Published by Ubisoft
Developed by Ubisoft
Release Date: Out Now
Price: £29.99

Battles of Prince of Persia, an introduction.

With Prince of Persia: The Sands of Time Ubisoft successfully re-launched the Prince of Persia series and gave gamers a highly polished, and quite brilliant, action platform game. The game was also the first in a trilogy that was recently wrapped up by the excellent Prince of Persia: The Two Thrones. It's no surprise then that the Prince of Persia series has been bought to the top handheld systems. Recently we looked at Prince of Persia: Revelations for the PSP, which was essentially a ported (and slightly extended) Warrior Within. Whilst Revelations was a good game, it wasn't really optimised for the PSP. Now it's time to look at Battles of Prince of Persia, a strategy game that's been specifically created for the Nintendo DS.

What's the game about?

Battles of Prince of Persia (we'll simply call it Battles from now on) is a turn-based strategy game that features trading card elements. The game offers Campaign, Versus and Skirmish modes. The Campaign consists of 24 missions and is set between the events of Prince of Persia: The Sands of Time and Prince of Persia: Warrior Within. You'll get to see what happens to Persia, India and Aresura during this period which is a nice touch. The game has 3 factions, the Persians, Indians and Daevan armies and you'll get to play as all of these. Outside of the campaign you can take part in single-player skirmish modes to practice your skills as well as challenge your friends in the versus mode. You can also build new card decks (with the cards earned in battle) as well as trade cards with a friend who's also playing the game.

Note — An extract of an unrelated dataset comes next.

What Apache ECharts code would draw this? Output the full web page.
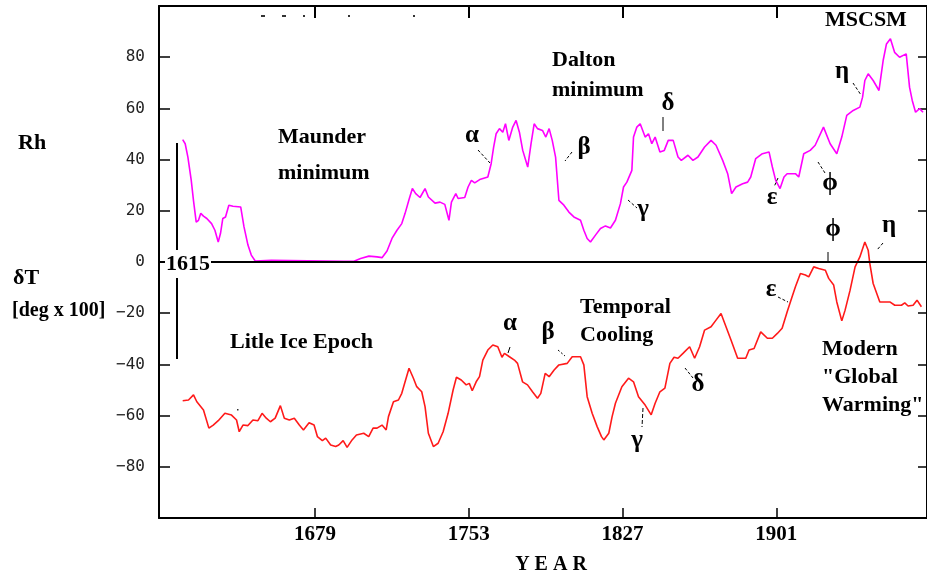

What's good about the game?

For a strategy game, Battles is very accessible and even those who haven't played a turn-based strategy game before shouldn't be deterred from playing the game. The first couple of missions are essentially tutorials and these will introduce you to the basics in easy to understand terms making the game easy to pick up. The game is a grid based turn-based strategy game and features a variety of mêlée and ranged units. Like all good strategy games battles are affected by terrain and the direction the units are facing. Each side in a battle has a general (each faction has 3 generals in total) and each general has their own special stats and bonuses. The amount of cards you'll have at any one time is dependent on your general's maximum hand size attribute, for instance. In fact you could say a general is each army's super unit that, if lost, presents that army with a huge obstacle.

Battles are played out in hours with each hour being made up of a number of player turns. The battle begins by deploying your army and then you'll draw a card to determine how many units you can move (or what modifiers can be played). After this you'll move your units either by tapping your unit and then tapping where you want to move them or by dragging and dropping your unit on their destination square. Should you move the unit next to an enemy unit you'll begin a battle. After you've made all of your moves the enemy will then have their turn. Following your enemies turn you can select another card and move your units again. If you don't want to play another card you can then pass. An hour finishes once two passes (one from each player) have been made in succession. At the commencement of the next hour you can discard the cards you don't want and you'll receive new cards from your deck of 30. Battles require you to amass a specified number of victory points, which can be gained in numerous ways with defeating the opponent's general usually yielding a lot more victory points than defeating a standard unit. On defeating the enemy you'll be given a collection of cards and you can use these to form your own decks which you can then use in a battle. Certain cards are specific to a single faction though and there are certain conditions a deck of cards must satisfy, so you'll have to be careful when constructing your own decks. Thankfully though the manual explains all you need to know in this respect.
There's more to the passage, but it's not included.